— Task to carry out —
Check every line below for the word "source" and show those that hold it.

— Collected data —
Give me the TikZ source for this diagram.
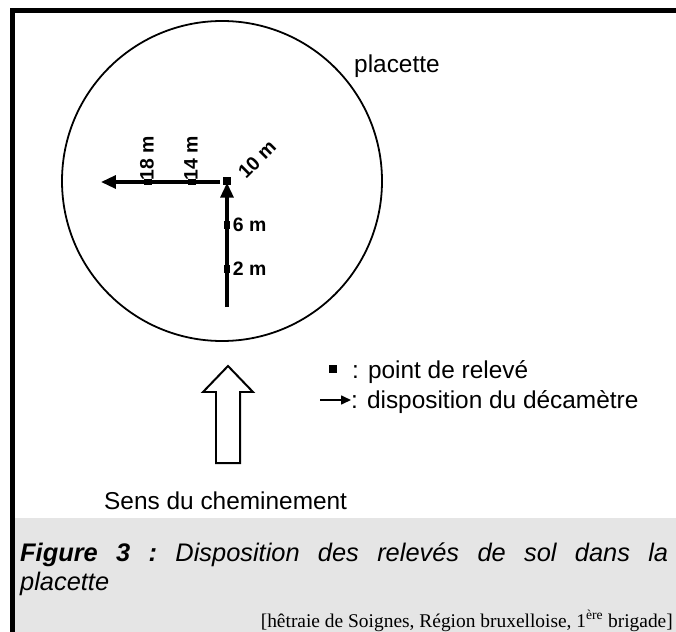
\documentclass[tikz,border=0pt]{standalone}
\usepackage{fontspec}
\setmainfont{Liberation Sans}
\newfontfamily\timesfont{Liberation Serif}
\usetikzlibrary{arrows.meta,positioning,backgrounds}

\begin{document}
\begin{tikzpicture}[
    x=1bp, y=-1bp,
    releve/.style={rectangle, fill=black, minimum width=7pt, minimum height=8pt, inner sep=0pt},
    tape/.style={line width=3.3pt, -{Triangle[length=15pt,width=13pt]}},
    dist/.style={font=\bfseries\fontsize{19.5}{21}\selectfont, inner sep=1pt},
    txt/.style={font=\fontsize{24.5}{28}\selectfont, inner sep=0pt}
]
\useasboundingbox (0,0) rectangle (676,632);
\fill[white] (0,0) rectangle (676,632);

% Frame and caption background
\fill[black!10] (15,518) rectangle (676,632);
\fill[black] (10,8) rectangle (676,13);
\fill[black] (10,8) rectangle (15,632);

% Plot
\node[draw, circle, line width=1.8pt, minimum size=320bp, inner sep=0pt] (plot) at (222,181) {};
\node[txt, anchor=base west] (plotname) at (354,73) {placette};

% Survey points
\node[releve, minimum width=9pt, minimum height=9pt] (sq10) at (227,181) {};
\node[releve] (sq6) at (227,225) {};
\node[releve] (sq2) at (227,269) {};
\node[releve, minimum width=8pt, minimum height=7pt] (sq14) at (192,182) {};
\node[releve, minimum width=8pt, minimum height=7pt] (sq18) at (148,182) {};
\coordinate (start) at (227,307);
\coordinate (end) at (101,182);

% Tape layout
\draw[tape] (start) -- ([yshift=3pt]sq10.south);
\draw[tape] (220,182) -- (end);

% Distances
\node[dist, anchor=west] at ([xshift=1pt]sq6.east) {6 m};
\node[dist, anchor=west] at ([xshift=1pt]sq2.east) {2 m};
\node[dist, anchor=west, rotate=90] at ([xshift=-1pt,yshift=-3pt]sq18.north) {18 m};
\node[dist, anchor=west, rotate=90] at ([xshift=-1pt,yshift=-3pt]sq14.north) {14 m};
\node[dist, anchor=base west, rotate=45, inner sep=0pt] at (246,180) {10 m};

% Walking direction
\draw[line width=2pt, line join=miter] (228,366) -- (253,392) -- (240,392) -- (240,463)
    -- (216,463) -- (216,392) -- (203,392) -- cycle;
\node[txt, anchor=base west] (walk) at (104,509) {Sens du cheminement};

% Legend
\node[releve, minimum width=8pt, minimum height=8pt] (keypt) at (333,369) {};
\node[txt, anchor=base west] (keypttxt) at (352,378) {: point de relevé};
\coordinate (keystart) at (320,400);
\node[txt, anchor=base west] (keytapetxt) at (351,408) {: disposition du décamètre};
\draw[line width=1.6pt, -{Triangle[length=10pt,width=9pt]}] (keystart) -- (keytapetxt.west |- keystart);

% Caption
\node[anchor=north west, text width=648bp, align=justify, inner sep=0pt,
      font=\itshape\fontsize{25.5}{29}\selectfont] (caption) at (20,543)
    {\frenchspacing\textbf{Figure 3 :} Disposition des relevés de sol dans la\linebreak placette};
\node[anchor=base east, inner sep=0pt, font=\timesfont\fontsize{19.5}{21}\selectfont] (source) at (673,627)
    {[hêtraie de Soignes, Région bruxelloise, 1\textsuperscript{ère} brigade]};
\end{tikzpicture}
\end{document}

— Task response —
Give me the TikZ source for this diagram.
\node[anchor=base east, inner sep=0pt, font=\timesfont\fontsize{19.5}{21}\selectfont] (source) at (673,627)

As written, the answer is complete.